How To Make A Room Feel Larger Using Color Theory

COLOR IS POWERFUL.

There are many things to consider when picking out colors for your space. “What colors will match my existing furniture? How can I use color to complement the carpet, tile, or wood flooring? Will a lighter color make it more difficult to wipe off the marker, crayon, lipstick, and spaghetti that my toddler will inevitably smear all over my brand new paint job?”

Color is a powerful tool in interior design. It affects your entire experience through a multitude of ways; it can welcome you into a space, calm your nerves, increase your productivity, and even make you feel hungry (see: fast food chains saturating you with the color red). But with just a few design tricks, color placement can be one of the most powerful ways to make your space feel larger or smaller.

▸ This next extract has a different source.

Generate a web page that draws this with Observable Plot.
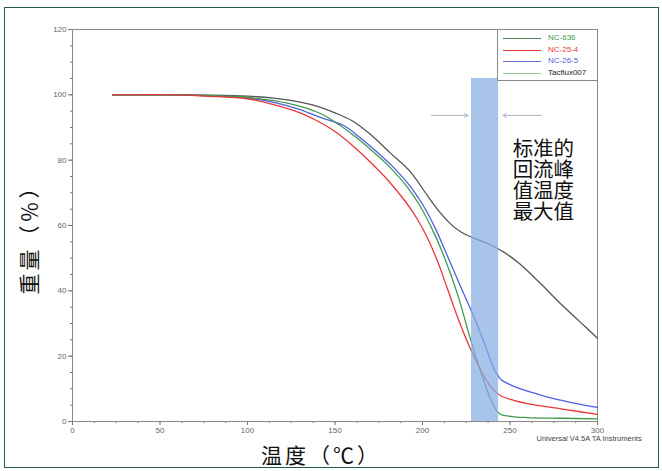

Here are two extreme examples of how you can make a back room appear smaller, or much larger. Dark colors shrink the space, while lighter colors expand the space:

If you have two rooms of unequal size, you can use color to balance out the space and create a transition that pulls the two spaces together. By gradually using lighter colors as you move into a smaller space, you create the appearance of an expanding space and negate that shrinking feeling.

tall & Bright

By using lighter colors on the ceiling and floor of a room, you make the room appear taller and brighter. But you don’t have to sacrifice a colorful room like the left example below. You can use a dark, saturated color for the walls of a room and pair it with a lighter ceiling and floor to keep the space looking tall and open.

5 TINY TIPS

Warm hues and high intensities are said to be visually active and stimulating.
Cool hues and low intensities are more subdued and relaxing.

Light values tend to be cheerful. Middle values tend to be undemanding.
Dark values tend to be somber.

Deep cool colors appear to contract. Light warm colors tend to expand and increase the apparent size of an object, especially when seen against a dark background.

Bright, saturated colors and any strong contrasts attract our attention. Grayed values hues and middle values are less forceful. Contrasting values make us aware of shapes and forms. Different hues and saturations can also define shape but if they are too similar in value the definition will be less distinct.

Light values, cool hues and grayed colors appear to recede and increase apparent distance. Warm hues appear to advance. Dark values and saturated colors suggest nearness.